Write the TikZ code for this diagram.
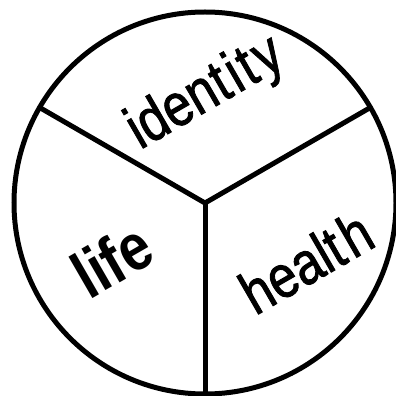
\documentclass[tikz,border=0pt]{standalone}
\usepackage{fontspec}
\setmainfont{Liberation Sans}
\newfontfamily\medfont{Liberation Sans}[FakeBold=1.6]
\usetikzlibrary{calc}
\begin{document}
\begin{tikzpicture}[x=1pt,y=1pt,
  ring/.style={line width=5pt},
  spoke/.style={line width=5pt,line cap=butt},
  word/.style={inner sep=0pt,rotate=30,xscale=0.84,font=\medfont\fontsize{60}{60}\selectfont}]
\useasboundingbox (0,0) rectangle (396,396);
\coordinate (C) at (205,193);
\draw[ring] (C) circle[radius=191];
\coordinate (L) at ($(C)+(150:191)$);
\coordinate (R) at ($(C)+(30:191)$);
\coordinate (B) at ($(C)+(270:191)$);
\draw[spoke,line join=miter] (L) -- (C) -- (R);
\draw[spoke] (C) -- (B);
\node[word] (identity) at (206,302) {iden\kern1pt t\kern4pt i\kern3pt t\kern4pt y};
\node[word,font=\fontsize{66}{66}\bfseries\selectfont] (life) at (112,136) {life};
\node[word] (health) at (306,134) {healt\kern5pt h};
\end{tikzpicture}
\end{document}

######

Restate the whole listing above exactly, please, omitting every image.

Write the TikZ code for this diagram.
\documentclass[tikz,border=0pt]{standalone}
\usepackage{fontspec}
\setmainfont{Liberation Sans}
\newfontfamily\medfont{Liberation Sans}[FakeBold=1.6]
\usetikzlibrary{calc}
\begin{document}
\begin{tikzpicture}[x=1pt,y=1pt,
  ring/.style={line width=5pt},
  spoke/.style={line width=5pt,line cap=butt},
  word/.style={inner sep=0pt,rotate=30,xscale=0.84,font=\medfont\fontsize{60}{60}\selectfont}]
\useasboundingbox (0,0) rectangle (396,396);
\coordinate (C) at (205,193);
\draw[ring] (C) circle[radius=191];
\coordinate (L) at ($(C)+(150:191)$);
\coordinate (R) at ($(C)+(30:191)$);
\coordinate (B) at ($(C)+(270:191)$);
\draw[spoke,line join=miter] (L) -- (C) -- (R);
\draw[spoke] (C) -- (B);
\node[word] (identity) at (206,302) {iden\kern1pt t\kern4pt i\kern3pt t\kern4pt y};
\node[word,font=\fontsize{66}{66}\bfseries\selectfont] (life) at (112,136) {life};
\node[word] (health) at (306,134) {healt\kern5pt h};
\end{tikzpicture}
\end{document}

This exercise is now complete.